# 데이터 전처리 방안 수정
- `lag_period`를 1,2,3으로 수정 
- `add_trend_feature` 함수를 수정
    - 생성 피쳐의 이름 변경 : `delta_item_cnt_month_lag_1` -> `delta_1_item_cnt_month`
    - period : [1] -> [1,2]
- trend feature를 추가 : `transaction_cnt`에 대해 생성
- 파생변수 생성시 `date_block_num` 사용시 "month" 사용 자제 -> `date`로 표기

# Module

In [1]:
import pandas as pd
import numpy as np
from itertools import product
import joblib
from sklearn.preprocessing import LabelEncoder

# Data

In [2]:
data_path = "./data/"

sales_train = pd.read_csv(data_path + 'sales_train.csv')
items = pd.read_csv(data_path + 'items.csv')
item_categories = pd.read_csv(data_path + 'item_categories.csv')
shops = pd.read_csv(data_path + 'shops.csv')

test = pd.read_csv(data_path + 'test.csv')
sub = pd.read_csv(data_path + 'sample_submission.csv')

print('Before Filter ShopID:', len(sales_train))
unique_test_shop_id = test['shop_id'].unique()
sales_train = sales_train[sales_train['shop_id'].isin(unique_test_shop_id)]
print('After Filter ShopID :', len(sales_train))

Before Filter ShopID: 2935849
After Filter ShopID : 2413246


In [3]:
def downcast(df, verbose=True):
    start_memory = df.memory_usage().sum() / 1024**2
    for col in df.columns:
        dtype_name = df[col].dtype.name
        if dtype_name == 'object':
            pass
        elif dtype_name == 'bool':
            df[col] = df[col].astype('int8')
        elif dtype_name.startswith('int') or (df[col]%1==0).all():
            df[col] = pd.to_numeric(df[col], downcast='integer')
        elif dtype_name.startswith('float'):
            df[col] = pd.to_numeric(df[col], downcast='float')
    end_memory = df.memory_usage().sum() / 1024**2
    
    if verbose:
        print(f"Memory usage reduced from {start_memory:.2f} MB to {end_memory:.2f} MB")
        
    return df


data_files = [sales_train, items, shops, item_categories, test]
for file in data_files:
    file = downcast(file)

Memory usage reduced from 128.88 MB to 69.04 MB
Memory usage reduced from 0.51 MB to 0.23 MB
Memory usage reduced from 0.00 MB to 0.00 MB
Memory usage reduced from 0.00 MB to 0.00 MB
Memory usage reduced from 4.90 MB to 1.43 MB


In [4]:
train = []

for i in sales_train['date_block_num'].unique():
    all_shop = sales_train.loc[sales_train['date_block_num'] == i, 'shop_id'].unique()
    all_item = sales_train.loc[sales_train['date_block_num'] == i, 'item_id'].unique()
    train.append(np.array(list(product([i], all_shop, all_item))))

# idx features        
idx_features = ['date_block_num', 'shop_id', 'item_id']
train = pd.DataFrame(np.vstack(train), columns=idx_features)

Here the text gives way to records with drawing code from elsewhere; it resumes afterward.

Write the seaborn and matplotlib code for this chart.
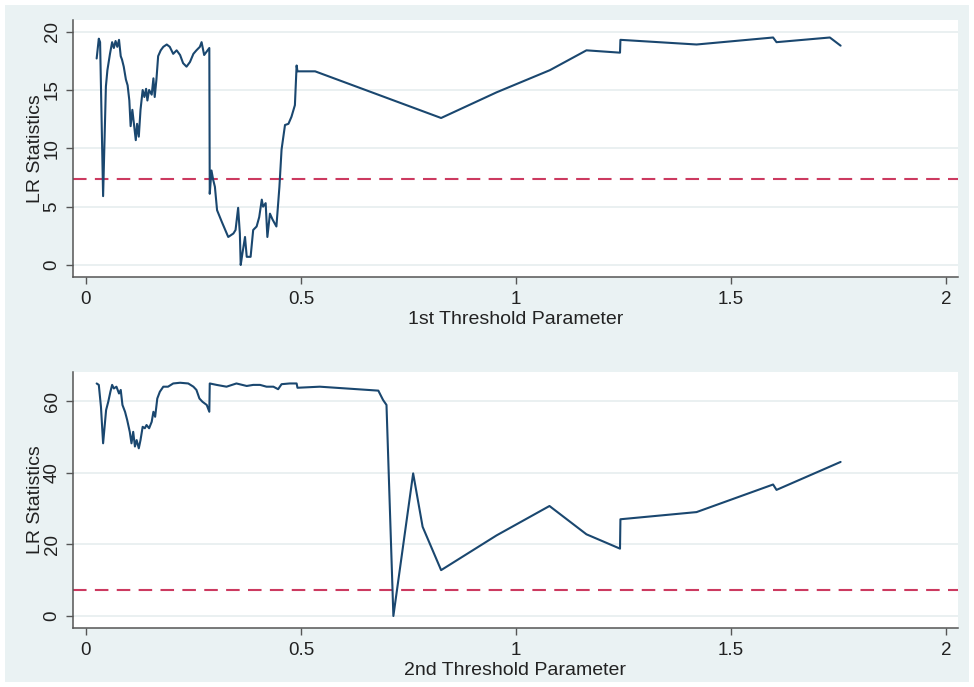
#import all relevant modules

import pandas as pd
import matplotlib
matplotlib.use("Agg")
import matplotlib.pyplot as plt
import seaborn as sns
from matplotlib.patches import Rectangle


# threshold grid and LR statistics for the 1st threshold
thresh1_x = [0.025, 0.030, 0.033, 0.040, 0.0465, 0.050, 0.056, 0.061, 0.065, 0.069,
             0.073, 0.077, 0.081, 0.084, 0.088, 0.093, 0.097, 0.101, 0.104, 0.108,
             0.112, 0.116, 0.119, 0.123, 0.127, 0.132, 0.136, 0.140, 0.143, 0.147,
             0.153, 0.157, 0.160, 0.164, 0.168, 0.174, 0.180, 0.188, 0.195, 0.203,
             0.211, 0.219, 0.226, 0.234, 0.242, 0.250, 0.257, 0.265, 0.269, 0.275,
             0.281, 0.287, 0.288, 0.292, 0.296, 0.300, 0.305, 0.316, 0.331, 0.343,
             0.348, 0.354, 0.358, 0.360, 0.364, 0.370, 0.374, 0.383, 0.389, 0.397,
             0.403, 0.409, 0.412, 0.418, 0.422, 0.428, 0.434, 0.443, 0.450, 0.455,
             0.463, 0.471, 0.478, 0.486, 0.490, 0.492, 0.533, 0.826, 0.955, 1.079,
             1.164, 1.242, 1.243, 1.420, 1.598, 1.606, 1.730, 1.755]
lr1 = [17.7, 19.4, 19.1, 5.9, 15.3, 16.7, 18.1, 19.1, 18.6, 19.2,
       18.7, 19.3, 17.9, 17.6, 17.0, 15.9, 15.4, 14.1, 11.9, 13.3,
       12.0, 10.7, 12.1, 11.0, 13.3, 15.0, 14.4, 15.1, 14.1, 15.0,
       14.6, 16.0, 14.4, 15.9, 17.9, 18.4, 18.7, 18.9, 18.7, 18.1,
       18.4, 18.0, 17.3, 17.0, 17.4, 18.1, 18.4, 18.7, 19.1, 18.0,
       18.3, 18.6, 6.1, 8.1, 7.3, 6.7, 4.7, 3.7, 2.4, 2.7,
       3.0, 4.9, 2.7, 0.0, 1.0, 2.4, 0.7, 0.7, 3.0, 3.3,
       4.1, 5.6, 5.0, 5.3, 2.4, 4.4, 3.9, 3.3, 6.7, 9.9,
       12.0, 12.1, 12.7, 13.7, 17.1, 16.6, 16.6, 12.6, 14.8, 16.7,
       18.4, 18.2, 19.3, 18.9, 19.5, 19.1, 19.5, 18.8]

# threshold grid and LR statistics for the 2nd threshold
thresh2_x = [0.025, 0.030, 0.035, 0.040, 0.047, 0.052, 0.057, 0.061, 0.065, 0.071,
             0.077, 0.081, 0.085, 0.091, 0.096, 0.102, 0.106, 0.110, 0.114, 0.118,
             0.123, 0.127, 0.132, 0.137, 0.141, 0.147, 0.153, 0.157, 0.161, 0.166,
             0.172, 0.180, 0.191, 0.203, 0.219, 0.238, 0.250, 0.257, 0.264, 0.271,
             0.281, 0.287, 0.288, 0.304, 0.327, 0.350, 0.374, 0.389, 0.405, 0.420,
             0.436, 0.447, 0.455, 0.474, 0.490, 0.492, 0.544, 0.680, 0.691, 0.699,
             0.715, 0.761, 0.783, 0.826, 0.955, 1.078, 1.164, 1.242, 1.243, 1.420,
             1.598, 1.606, 1.755]
lr2 = [64.9, 64.5, 58.4, 48.2, 57.5, 59.8, 62.6, 64.5, 63.5, 64.0,
       62.1, 63.1, 58.9, 57.0, 54.7, 51.4, 48.2, 51.4, 47.3, 49.1,
       46.8, 49.1, 52.8, 52.4, 53.3, 52.4, 54.2, 57.0, 55.6, 60.7,
       62.6, 64.0, 64.0, 64.9, 65.1, 64.9, 64.0, 63.1, 60.7, 59.8,
       58.9, 57.0, 64.9, 64.5, 64.0, 64.9, 64.2, 64.5, 64.5, 64.0,
       64.0, 63.3, 64.7, 64.9, 64.9, 63.7, 64.0, 62.9, 60.3, 58.9,
       0.0, 39.8, 24.9, 12.8, 22.5, 30.7, 22.8, 18.8, 27.0, 29.0,
       36.7, 35.2, 43.0]

# 95% critical value (dashed line)
crit_value = 7.35

x_ticks = [0, 0.5, 1, 1.5, 2]
x_tick_labels = ["0", "0.5", "1", "1.5", "2"]
y_ticks_1 = [0, 5, 10, 15, 20]
y_ticks_2 = [0, 20, 40, 60]


# stata-ish colours
BG = "#eaf2f3"
LINE = "#1a476f"
CRIT = "#cc3a60"
TEXT = "#222222"

sns.set_theme(style="white")
plt.rcParams['font.family'] = ['Liberation Sans', 'DejaVu Sans']


def plot_panel(ax, x, y, yticks, ylim, x_label):
    # the LR curve
    df = pd.DataFrame({"thresh": x, "lr": y})
    sns.lineplot(data=df, x="thresh", y="lr", ax=ax, color=LINE, linewidth=1.5,
                 estimator=None, sort=False)

    # critical value
    ax.axhline(crit_value, color=CRIT, linewidth=1.5, dashes=(6.5, 4.0), zorder=1)

    ax.set_facecolor("white")
    ax.set_xlim(-0.030, 2.028)
    ax.set_ylim(*ylim)
    ax.set_xticks(x_ticks)
    ax.set_xticklabels(x_tick_labels)
    ax.set_yticks(yticks)
    ax.set_yticklabels([str(v) for v in yticks], rotation=90, va="center")

    # light horizontal grid only
    ax.yaxis.grid(True, color="#e6eeef", linewidth=1.2)
    ax.xaxis.grid(False)
    ax.set_axisbelow(True)

    for side in ["top", "right"]:
        ax.spines[side].set_visible(False)
    for side in ["left", "bottom"]:
        ax.spines[side].set_color("#555555")
        ax.spines[side].set_linewidth(1.1)

    ax.tick_params(axis="both", which="major", direction="out", length=5, width=1.0,
                   color="#555555", labelsize=13.5, labelcolor=TEXT)
    ax.tick_params(axis="x", bottom=True, left=False, pad=5)
    ax.tick_params(axis="y", left=True, bottom=False, pad=4)

    ax.set_xlabel(x_label, fontsize=14, color=TEXT, labelpad=2)
    ax.set_ylabel("LR Statistics", fontsize=14, color=TEXT, labelpad=0)


fig = plt.figure(figsize=(9.74, 6.87), dpi=100)
fig.patch.set_facecolor("white")
# light blue graph region with a thin white border (behind the axes)
fig.patches.append(Rectangle((5 / 974, 5 / 687), 964 / 974, 677 / 687,
                             transform=fig.transFigure, facecolor=BG,
                             edgecolor="none", zorder=-10))

ax1 = fig.add_axes([73 / 974, 1 - 277 / 687, 885 / 974, 257 / 687])
ax2 = fig.add_axes([73 / 974, 1 - 628 / 687, 885 / 974, 256 / 687])

plot_panel(ax1, thresh1_x, lr1, y_ticks_1, (-1.03, 21.0), "1st Threshold Parameter")
plot_panel(ax2, thresh2_x, lr2, y_ticks_2, (-3.35, 68.1), "2nd Threshold Parameter")

fig.savefig("out.png", dpi=100, facecolor=fig.get_facecolor())
print("saved out.png")
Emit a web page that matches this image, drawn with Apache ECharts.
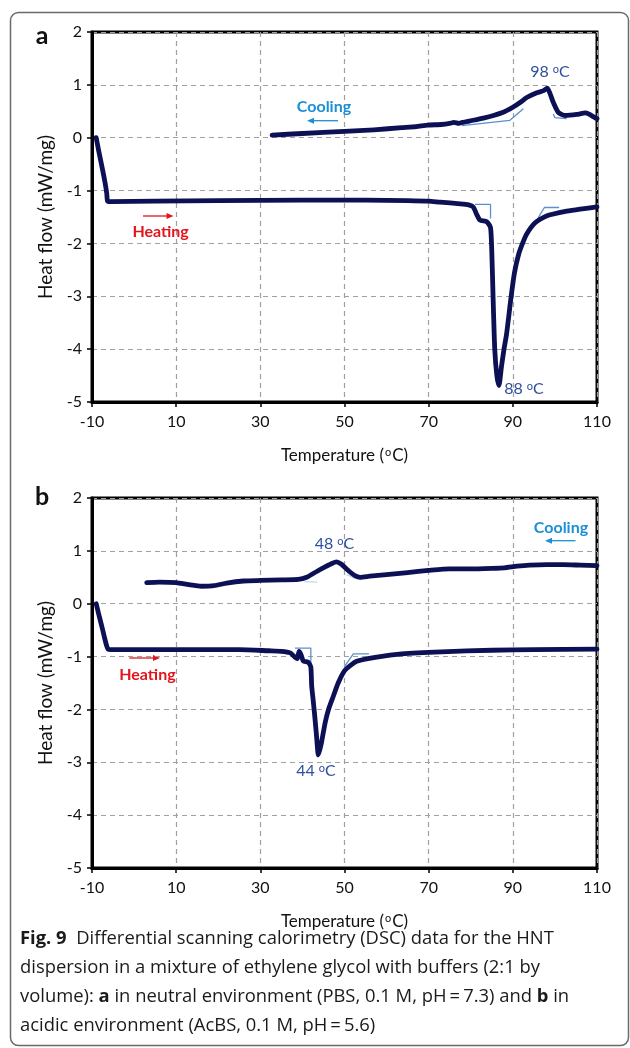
<!DOCTYPE html>
<html><head><meta charset="utf-8">
<script src="https://cdn.jsdelivr.net/npm/echarts@6/dist/echarts.min.js"></script>
<style>html,body{margin:0;padding:0;background:#fff;}#c{width:630px;height:1048px;}</style>
</head><body><div id="c"></div>
<script>
// ---------- DATA ----------
const xTickValues = [-10, 10, 30, 50, 70, 90, 110];
const yTickValues = [-5, -4, -3, -2, -1, 0, 1, 2];

// Panel a (neutral, PBS)
const heatingA = [[-9.0,0],[-8.4,-0.25],[-7.5,-0.6],[-6.9,-0.85],[-6.5,-1.05],[-6.3,-1.2],[-5.5,-1.21],[5,-1.2],[20,-1.19],[40,-1.18],[55,-1.18],[65,-1.19],[70,-1.2],[72.7,-1.22],[77.5,-1.25],[79.5,-1.27],[80.6,-1.31],[81.4,-1.45],[82.2,-1.56],[83.8,-1.59],[84.7,-1.7],[85.0,-2.15],[85.3,-3.0],[85.7,-4.0],[86.2,-4.5],[86.7,-4.69],[87.3,-4.33],[87.9,-4.0],[88.5,-3.72],[89.0,-3.4],[89.6,-3.0],[90.4,-2.55],[91.4,-2.2],[92.4,-1.98],[93.3,-1.82],[95.3,-1.61],[98.0,-1.48],[102.8,-1.39],[106,-1.35],[110,-1.31]];
const coolingA = [[32.8,0.05],[40,0.08],[50,0.12],[57,0.15],[63.6,0.19],[67,0.21],[69.8,0.24],[73,0.25],[75,0.27],[76,0.29],[77.2,0.27],[78,0.29],[80.6,0.33],[83,0.37],[85.4,0.42],[88,0.49],[90.1,0.58],[91.8,0.67],[93.3,0.76],[95.7,0.85],[97.3,0.89],[98.2,0.94],[99.0,0.8],[99.6,0.67],[100.8,0.48],[102.4,0.42],[105.2,0.44],[107.2,0.47],[108,0.45],[109.5,0.38],[110,0.36]];
const tangentsA = [
  [[81.0,-1.26],[84.7,-1.26],[84.7,-1.53]],
  [[95.3,-1.61],[97.5,-1.32],[101,-1.32]],
  [[77.9,0.23],[89.3,0.33],[92.5,0.55]],
  [[99.6,0.45],[100.0,0.38],[102.8,0.36]]
];

// Panel b (acidic, AcBS)
const heatingB = [[-9.0,0],[-8.4,-0.2],[-7.6,-0.45],[-7.0,-0.65],[-6.5,-0.8],[-6.2,-0.86],[-5.5,-0.87],[5,-0.87],[15,-0.87],[25,-0.87],[32,-0.89],[35,-0.9],[37.1,-0.93],[38.2,-1.01],[38.8,-1.04],[39.2,-0.9],[39.6,-0.95],[40.2,-1.08],[41.4,-1.11],[42.0,-1.2],[42.2,-1.55],[42.6,-1.86],[42.9,-2.1],[43.3,-2.45],[43.8,-2.86],[44.5,-2.64],[45.4,-2.25],[46.2,-2.0],[47.3,-1.76],[48.5,-1.5],[50.1,-1.26],[52.9,-1.09],[57.7,-1.01],[63.6,-0.95],[73,-0.91],[85,-0.88],[95,-0.87],[110,-0.86]];
const coolingB = [[3.0,0.4],[6,0.41],[10,0.4],[13,0.36],[16,0.33],[19,0.34],[22,0.39],[26,0.43],[30,0.44],[35,0.45],[39,0.46],[41,0.5],[43.4,0.61],[45.5,0.7],[47,0.76],[48.1,0.79],[49.2,0.75],[50.3,0.67],[51.3,0.6],[52.5,0.53],[53.7,0.5],[56,0.52],[60,0.55],[65,0.59],[70,0.63],[75,0.66],[80,0.66],[85,0.67],[88,0.68],[91,0.71],[94,0.73],[98,0.74],[102,0.74],[106,0.73],[110,0.72]];
const tangentsB = [
  [[38.2,-0.84],[42.0,-0.84],[42.0,-1.14]],
  [[49.9,-1.2],[52.1,-0.95],[55.8,-0.95]],
  [[40.5,0.42],[43.5,0.41]],
  [[50.5,0.55],[52.5,0.48],[55,0.49]]
];

// ---------- CHART ----------
const NAVY = '#0c1054';
const TAN = '#5a8fd2';
const FONT = 'Lato';
const chart = echarts.init(document.getElementById('c'), null, {renderer:'canvas'});

function grid(top){ return {left:92, top:top, width:505, height:370, show:true, borderColor:'#000', borderWidth:3, backgroundColor:'transparent'}; }
function xAxis(gi){ return {type:'value', gridIndex:gi, min:xTickValues[0], max:xTickValues[xTickValues.length-1], interval:20,
  name:'Temperature ({s|o}C)', nameLocation:'middle', nameGap:45,
  nameTextStyle:{fontFamily:FONT, fontSize:17, color:'#111', rich:{s:{fontFamily:FONT, fontSize:11, color:'#111', verticalAlign:'top', lineHeight:15, padding:[0,1,0,1]}}},
  axisLine:{show:true, onZero:false, lineStyle:{color:'#000', width:3}},
  axisTick:{show:true, length:5, lineStyle:{color:'#000', width:1.5}},
  axisLabel:{fontFamily:FONT, fontSize:16, color:'#111', margin:12},
  splitLine:{show:true, lineStyle:{color:'#a0a0a0', width:1.2, type:[5,4]}}}; }
function yAxis(gi){ return {type:'value', gridIndex:gi, min:yTickValues[0], max:yTickValues[yTickValues.length-1], interval:1,
  name:'Heat flow (mW/mg)', nameLocation:'middle', nameGap:37, nameRotate:90,
  nameTextStyle:{fontFamily:FONT, fontSize:19, color:'#111'},
  axisLine:{show:true, onZero:false, lineStyle:{color:'#000', width:3}},
  axisTick:{show:true, length:5, lineStyle:{color:'#000', width:1.5}},
  axisLabel:{fontFamily:FONT, fontSize:16, color:'#111', margin:10},
  splitLine:{show:true, lineStyle:{color:'#a0a0a0', width:1.2, type:[5,4]}}}; }

function curve(data, gi){ return {type:'line', xAxisIndex:gi, yAxisIndex:gi, data:data, showSymbol:false, smooth:0.2, z:5,
  lineStyle:{color:NAVY, width:4.8, cap:'round', join:'round'}, silent:true, animation:false}; }
function tang(data, gi, op){ return {type:'line', xAxisIndex:gi, yAxisIndex:gi, data:data, showSymbol:false, z:4,
  lineStyle:{color:TAN, width:1.3, opacity:op}, silent:true, animation:false}; }

const series = [curve(heatingA,0), curve(coolingA,0), curve(heatingB,1), curve(coolingB,1)];
tangentsA.forEach(t=>series.push(tang(t,0,1)));
tangentsB.forEach((t,i)=>series.push(tang(t,1, i<2?1:0.35)));

function txt(x,y,text,color,size,weight){
  return {type:'text', x:x, y:y, z:20, style:{text:text, fill:color, font:(weight||'normal')+' '+size+'px '+FONT, align:'center', verticalAlign:'middle'}};
}
function deg(x,y,num){
  return {type:'text', x:x, y:y, z:20, style:{text:num+' {s|o}C', fill:'#2d4f9e', fontFamily:FONT, fontSize:16, align:'center', verticalAlign:'middle',
    rich:{s:{fill:'#2d4f9e', fontFamily:FONT, fontSize:11, verticalAlign:'top', lineHeight:15}}}};
}
function arrow(x1,y,x2,color){
  const dir = x2>x1?1:-1;
  return {type:'group', z:20, children:[
    {type:'line', shape:{x1:x1,y1:y,x2:x2-dir*5,y2:y}, style:{stroke:color, lineWidth:1.3}},
    {type:'polygon', shape:{points:[[x2,y],[x2-dir*7,y-3],[x2-dir*7,y+3]]}, style:{fill:color}}
  ]};
}
const RED = '#e3141c', LBLUE = '#1c8fd6';
const graphic = [
  {type:'rect', shape:{x:10.5, y:12.5, width:618, height:1033, r:8}, style:{fill:'none', stroke:'#6a6a6a', lineWidth:1.5}, z:0},
  txt(42,36,'a','#111',25,'bold'),
  txt(42,497,'b','#111',25,'bold'),
  deg(550,72,'98'), deg(524,389,'88'),
  txt(324,107,'Cooling',LBLUE,16,'bold'), arrow(338,120.7,307,LBLUE),
  txt(160.6,231.7,'Heating',RED,16,'bold'), arrow(143,216,173.5,RED),
  deg(334.5,544,'48'), deg(316,771,'44'),
  txt(561,528,'Cooling',LBLUE,16,'bold'), arrow(575.5,540.7,545,LBLUE),
  txt(147.4,675,'Heating',RED,16,'bold'), arrow(129.3,658,160,RED)
];
const CAPF = 18.4;
const capRich = {b:{fontFamily:'Open Sans', fontWeight:'bold', fontSize:CAPF, fill:'#1a1a1a'}};
const capLines = [
  '{b|Fig. 9}  Differential scanning calorimetry (DSC) data for the HNT',
  'dispersion in a mixture of ethylene glycol with buffers (2:1 by',
  'volume): {b|a} in neutral environment (PBS, 0.1 M, pH\u2009=\u20097.3) and {b|b} in',
  'acidic environment (AcBS, 0.1 M, pH\u2009=\u20095.6)'
];
capLines.forEach((t,i)=>graphic.push({type:'text', x:20, y:939+i*29, z:20, style:{text:t, fill:'#1a1a1a', fontFamily:'Open Sans', fontSize:CAPF, fontWeight:'normal', align:'left', verticalAlign:'middle', rich:capRich}}));

chart.setOption({
  animation:false,
  backgroundColor:'#fff',
  grid:[grid(32), grid(498)],
  xAxis:[xAxis(0), xAxis(1)],
  yAxis:[yAxis(0), yAxis(1)],
  series:series,
  graphic:graphic
});
</script></body></html>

test['date_block_num'] = 34

# Feature Engineering

## Outliers

In [5]:
print("Before : ",len(sales_train))
sales_train = sales_train[(sales_train['item_cnt_day'] > 0)&(sales_train['item_cnt_day'] < 1000)]
print("After item_cnt_day : ",len(sales_train))
sales_train = sales_train[(sales_train['item_price'] > 0)&(sales_train['item_price'] < 50000)]
print("After item_price : ",len(sales_train))

Before :  2413246
After item_cnt_day :  2407079
After item_price :  2407076


## Feature Generation

In [6]:
def add_mean_features(df: pd.DataFrame, groupby_features: list, mean_feature_list: list = None):
    col_name = [col for col in groupby_features if col != 'date_block_num']
    base_name = '_'.join([col.replace('_id', '') for col in col_name])
    feature_name = f'{base_name}_avg_sales_date'
    
    agg_rules = {
        feature_name: ('item_cnt_month', 'mean')
    }
            
    group = df.groupby(groupby_features).agg(**agg_rules).reset_index()
    
    df = df.merge(group, on=groupby_features, how='left')
    df = downcast(df, verbose=False)
    del group
    
    if mean_feature_list is not None:
        mean_feature_list.append(feature_name)
    
    return df


def add_lag_features(df: pd.DataFrame, key_features: list, lag_features_info: dict, lag_period: list):
    """
    lag_features_info: {'feature_name_1': clip_flag_1, 'feature_name_2': clip_flag_2, ...}
    """
    
    group_keys = [key for key in key_features if key != 'date_block_num']
    grouped = df.groupby(group_keys)
    
    all_lag_cols = []
    features_to_clip = []

    for lag_feature, clip_flag in lag_features_info.items():
        for i in lag_period:
            lag_feature_name = f'{lag_feature}_lag_{i}'
            df[lag_feature_name] = grouped[lag_feature].shift(i)
            
            all_lag_cols.append(lag_feature_name)
            if clip_flag:
                features_to_clip.append(lag_feature_name)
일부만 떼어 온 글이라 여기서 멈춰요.